Teenage crook turned oligarch Yevgeny Prigozhin (far right) with his political patron Vladimir Putin

Vladimir Putin’s invasion of Ukraine might have fared better if his circle of oligarchic cronies had been just a little less corrupt.

Reports tonight that Russia is asking China to supply basic food rations for its invading army indicate that the existing food supplies are woefully inadequate. Troops on deployment are meant to be supplied with “meals, ready to eat”, known in military jargon as MRE. Russia is already asking China to supply these, in a desperate effort to plug gaps in its own military planning.

On further investigation it seems that more than 90% of the contracts for supplying food to Russia’s armed forces had gone to one of Putin’s leading oligarchs, Yevgeny Prigozhin.

Like many of his ilk, the half-Jewish Prigozhin has an interesting background that might not seem the ideal qualification for a position of trust.

Yevgeny Prigozhin

He began a career of crime as an 18-year-old in Soviet-era Leningrad, convicted several times for offences of robbery, fraud and gangsterism, and eventually spending nine years in jail before emerging into post-Soviet Russia, which was and is ideal territory for professional criminals.

For almost twenty years Prigozhin has been a close friend and ally of Vladimir Putin, and therefore can do no wrong. But that doesn’t help the soldiers at the sharp end of Putin’s invasion, who are relying on food that Prigozhin was contracted and paid to supply, but which doesn’t exist.

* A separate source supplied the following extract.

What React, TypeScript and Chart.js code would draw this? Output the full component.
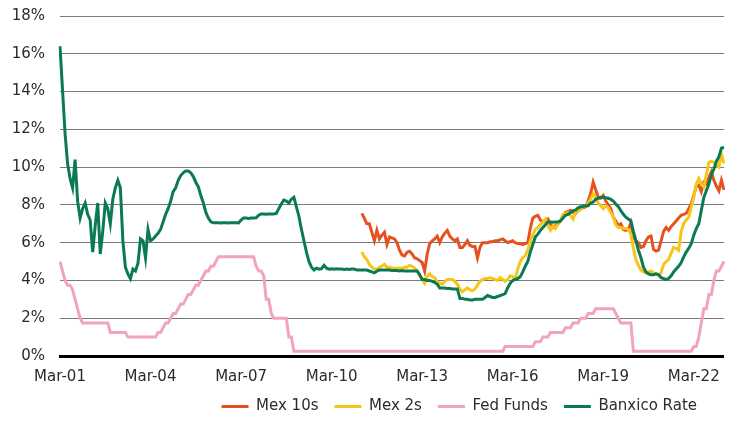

Desperately hungry soldiers have been reduced to looting as they make their slow progress. Some of the MREs carried to the frontline proved to be more than seven years past their use-by date!

Prigozhin is protected partly because he now owns the Wagner Group, a private Russian paramilitary organisation that has profited from some of Putin’s foreign policy adventures, including security operations for African dictators.

Putin came to power pledging to root out the corruption that plagued Russia under his predecessor and patron Boris Yeltsin. Yet all that has happened is a rationalisation and concentration of corruption in the hands of fewer and more organised crooks. This criminality might be the final determining factor in Russia’s military failure and Putin’s downfall.